A few basic questions to finish up… have you started work on your next album, and if so (or if not, even), any thoughts about what themes and ideas you hope to work with on this one?
I’m just buried in this Presidential project right now. I’ve not much thought of a proper album although I suppose it is on the edges of my mind a bit. I just recorded a solo guitar record that a micro label in Germany (Dauerblumen) will release in a super limited edition–like 75 or 100 copies only. Other than that I’m just trying to keep my head above water with the Presidents project. It’s logically complicated working with this many songs and this many various musicians, overdubs, mixing issues, etc.
And what’s your favorite record of 2007 thus far?

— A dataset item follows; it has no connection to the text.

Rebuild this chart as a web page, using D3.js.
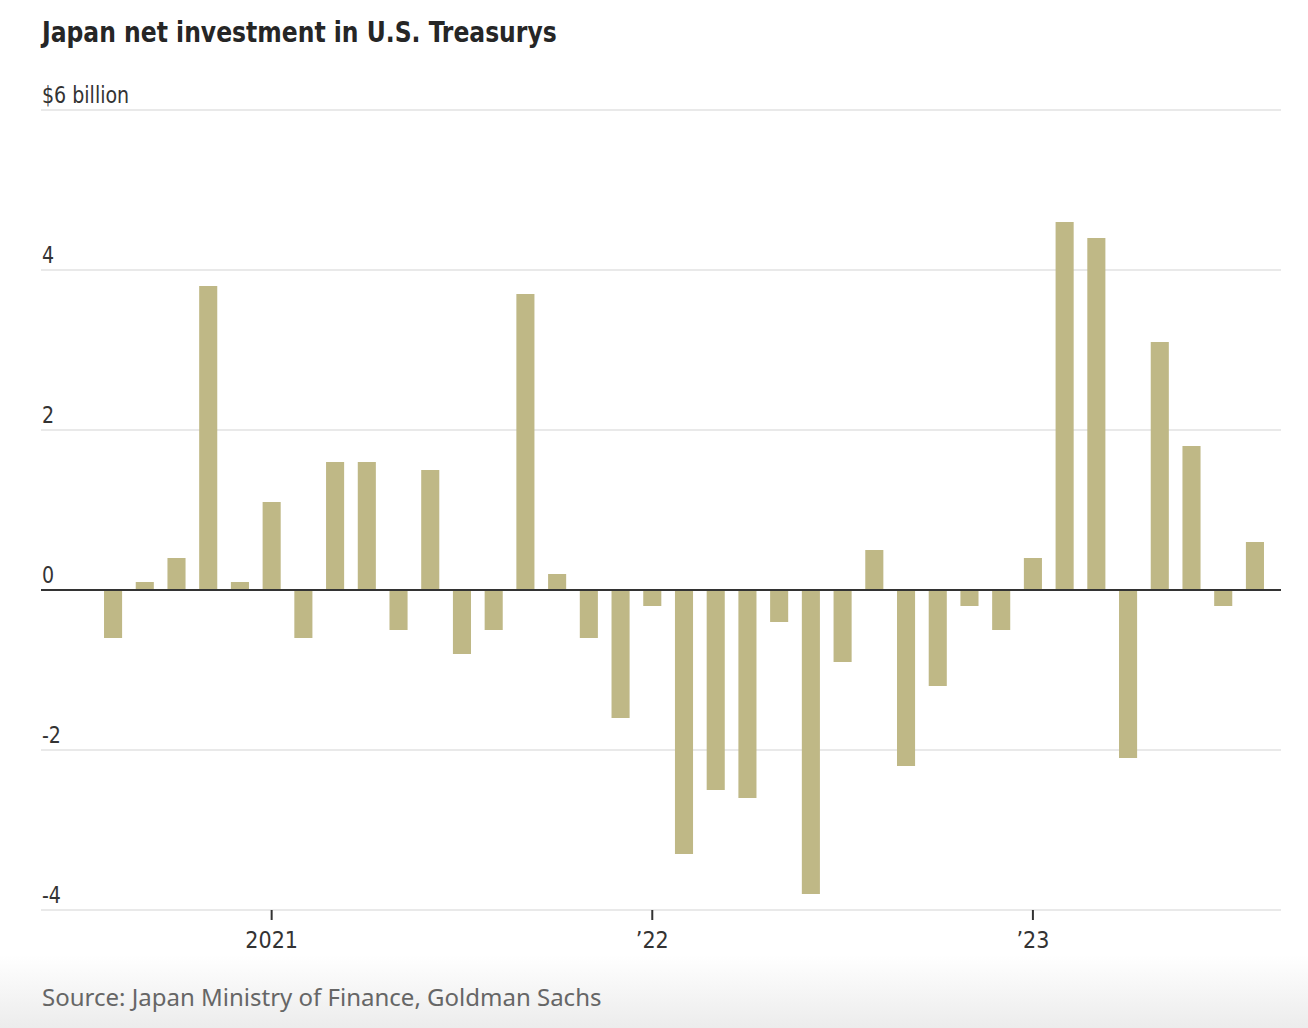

I can tell you what I’ve been listening to, but not all of it is from 2007. I like Thurston Moore’s new solo album very much. Midlake’s Vanoccupanther album is great. Preservation, the Australian label that is putting out the new record Tom and I did, sent me a stack of CDs from their catalog and they’re all fantastic so I’ve been listening to them a lot. Califone’s Roots and Crowns is great. Lately I’ve been listening to my dad’s old record of Rubber Soul and Leon Russell’s Carny album. That stuff kills. Barn Owl from Oakland is fantastic. I think you might have had a hand in releasing something of theirs, but all I have is an earlier EP that I like a lot. Ah! My favorite this year is probably Drunken Forest by Death Ambient, a kind of super group on Tzadik: Fred Frith, Kato Hideki, and Ikue Mori. I recorded some with Fred and Ikue last December in NYC. I think Death Ambient is more or less Hideki’s project–at least his name is all over the “assembly” of the record.It’s fantastic. Disturbing and very very beautiful.
Any closing comments?
I love you, Foxy Digitalis. How’s that for a closing comment?